Stemma del Vescovo Alessandro Tommasini
Maestranze calabresi, 1792-1818
Marmo scolpito
Questo stemma vescovile, interamente marmoreo, si presenta particolarmente interessante nella composizione e nella cura del dettaglio scultoreo.
Lo scudo è decorato lungo i bordi con motivi fogliacei ed è suddiviso in quattro parti.
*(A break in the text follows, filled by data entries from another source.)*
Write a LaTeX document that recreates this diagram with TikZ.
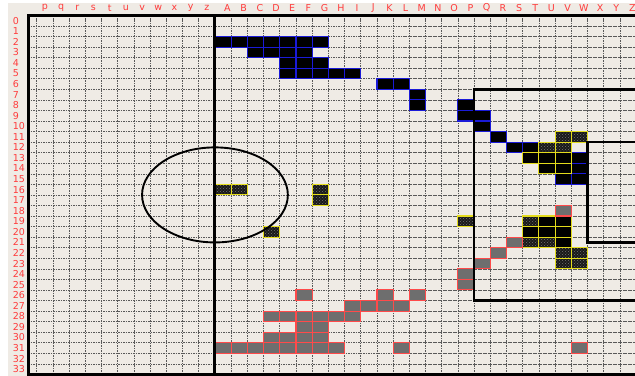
\documentclass[tikz,border=0pt]{standalone}
\usepackage{fontspec}
\setmainfont{DejaVu Sans}
\usetikzlibrary{patterns}
\definecolor{paper}{HTML}{EFEBE5}
\definecolor{cellblue}{HTML}{1A1AD8}
\definecolor{cellyellow}{HTML}{E4DC1C}
\definecolor{cellred}{HTML}{FF4A4A}
\definecolor{cellgray}{HTML}{6E6E6E}
\definecolor{labelred}{HTML}{FF3B3B}
\begin{document}
\begin{tikzpicture}[x=16.2pt, y=-10.56pt,
  gridline/.style={black!65, line width=0.55pt, dash pattern=on 1.6pt off 0.9pt},
  frame/.style={black, line width=3pt},
  zone/.style={black, line width=2.4pt},
  bluecell/.style={fill=black, draw=cellblue, line width=1.1pt},
  yellowcell/.style={fill=black, draw=cellyellow, line width=1.1pt},
  dotcell/.style={preaction={fill=black!90}, pattern=crosshatch dots,
    pattern color=black!55, draw=cellyellow, line width=1.1pt},
  graycell/.style={fill=cellgray, draw=cellred, line width=1.1pt},
  collbl/.style={text=labelred, font=\fontsize{9.5}{10}\selectfont, inner sep=0pt},
  rowlbl/.style={collbl, anchor=west}]
\def\xl{-11.54}
\def\xr{25.93}
\useasboundingbox (-13.27,-1.458) rectangle (\xr,34.15);
\fill[white] (-13.27,-1.458) rectangle (\xr,34.15);
\fill[paper] (-12.78,-1.174) rectangle (\xr,34.15);
\clip (-13.27,-1.458) rectangle (\xr,34.15);
\foreach \x in {-11,...,25}
  \draw[gridline] (\x,0) -- (\x,34);
\foreach \y in {1,...,33}
  \draw[gridline] (\xl,\y) -- (26,\y);
\foreach \l [count=\i from -11] in {p,q,r,s,t,u,v,w,x,y,z}
  \node[collbl] at (\i+0.5,-0.7) {\l};
\foreach \l [count=\i from 0] in {A,B,C,D,E,F,G,H,I,J,K,L,M,N,O,P,Q,R,S,T,U,V,W,X,Y,Z}
  \node[collbl] at (\i+0.77,-0.7) {\l};
\foreach \r in {0,...,33}
  \node[rowlbl] at (-12.49,\r+0.5) {\r};
\foreach \c/\r in {0/2,1/2,2/2,3/2,4/2,5/2,6/2,2/3,3/3,4/3,5/3,4/4,5/4,6/4,
    4/5,5/5,6/5,7/5,8/5,10/6,11/6,12/7,12/8,15/8,15/9,16/9,16/10,17/11,
    18/12,19/12,22/13,22/14,21/15,22/15}
  \path[bluecell] (\c,\r) rectangle ++(1,1);
\foreach \c/\r in {19/13,20/13,21/13,20/14,21/14,20/19,21/19,19/20,20/20,21/20,21/21}
  \path[yellowcell] (\c,\r) rectangle ++(1,1);
\foreach \c/\r in {21/11,22/11,20/12,21/12,0/16,1/16,6/16,6/17,3/20,15/19,
    19/19,19/21,20/21,21/22,22/22,21/23,22/23}
  \path[dotcell] (\c,\r) rectangle ++(1,1);
\foreach \c/\r in {21/18,18/21,17/22,16/23,15/24,15/25,5/26,10/26,12/26,
    8/27,9/27,10/27,11/27,3/28,4/28,5/28,6/28,7/28,8/28,5/29,6/29,
    3/30,4/30,5/30,6/30,0/31,1/31,2/31,3/31,4/31,5/31,6/31,7/31,11/31,22/31}
  \path[graycell] (\c,\r) rectangle ++(1,1);
\draw[frame] (26,0) -- (\xl,0) -- (\xl,34) -- (26,34);
\draw[frame] (0,0) -- (0,34);
\draw[zone] (26.5,7) -- (16,7) -- (16,27) -- (26.5,27);
\draw[zone] (26.5,12) -- (23,12) -- (23,21.5) -- (26.5,21.5);
\draw[black, line width=1.9pt] (0,17) ellipse [x radius=4.5, y radius=4.5];
\end{tikzpicture}
\end{document}
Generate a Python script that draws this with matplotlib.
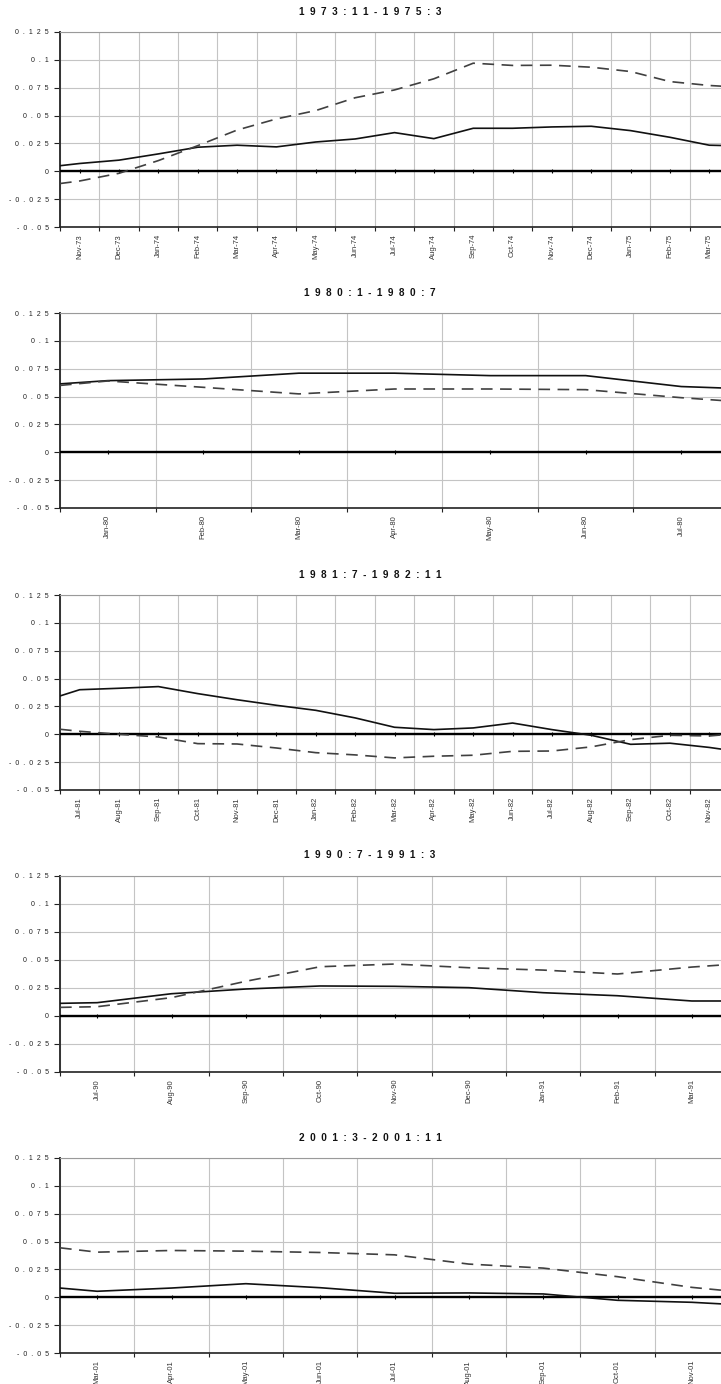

All’interno di ogni parte sono visibili le pezze realizzate in bassorilievo e rappresentanti, dall’alto verso il basso, una clessidra e una stella, un pavone, una torre con un sole e un uccello, tre gigli posti su una fascia diagonalmente.
L’ornamento esteriore allo scudo è rappresentato da un’aquila a due teste incoronate che regge con le zampe rispettivamente un ramo e un pastorale.
L’immagine di questo volatile è molto curata, soprattutto nella definizione del piumaggio della coda e delle ali, differenti rispetto a quello della testa e del collo.
Sopra le teste dell’aquila è posto il cappello prelatizio con cordoni e dodici nappe, sei per parte, disposte a cono su tre file, scendenti ai lati dello scudo identificando il grado di dignità vescovile.
Mons. Alessandro Tommasini (1791-1818), di origini reggine, è il primo Vescovo della nuova Oppido. Nato il 9 febbraio 1756, all’epoca della nomina a Vescovo era Segretario dell’Arcivescovo di Reggio Calabria Alberto Maria Capobianco.
Fece il suo ingresso nella nuova Oppido il 18 maggio 1791, dopo nove anni dalla distruzione del paese e in seguito al rifiuto di alcuni ecclesiastici precedentemente designati all’incarico.
La città, a quei tempi era un agglomerato di baracche, con strade fangose e piene di erbe, e il neo Vescovo si diede molto da fare per rimettere in sesto l’abitato e per edificare i luoghi di culto ove svolgere le funzioni religiose.
Il nuovo centro urbano ricevette un grande impulso, e, tra i primi interventi, sono da ricordare la riapertura del Seminario, un baraccone aggiustato per accogliere i giovani convittori, e la Cattedrale, anch’essa opera provvisoria.
Lo stesso Vescovo, nel 1795, risiedeva ancora in una capanna precaria ed era inabilitato ad esercitare le principali funzioni del suo ministero.
Il 1799 rappresentò per il Tommasini il periodo più intenso per la sua fervorosa attività.
Accolse favorevolmente le nuove idee rivoluzionarie provenienti dalla Francia e ciò provocò disappunto alla Corte dei Borboni che lo fece sequestrare il 28 settembre 1806. Condotto a Messina, il Vescovo fu costretto a risiedervi fino al 1815; intanto la Diocesi fu governata dal Vicario Tommaso Pistoni e dal Vescovo di Nicotera, Giuseppe Marra. Dopo circa un anno e mezzo dal suo ritorno a guidare la Diocesi oppidese, il Vescovo si vide proporre dal re Ferdinando l’Arcivescovado di Reggio. Il trasferimento alla nuova sede avvenne il 17 luglio 1817.
L’Arcivescovo si spense a Reggio il 26 settembre 1826.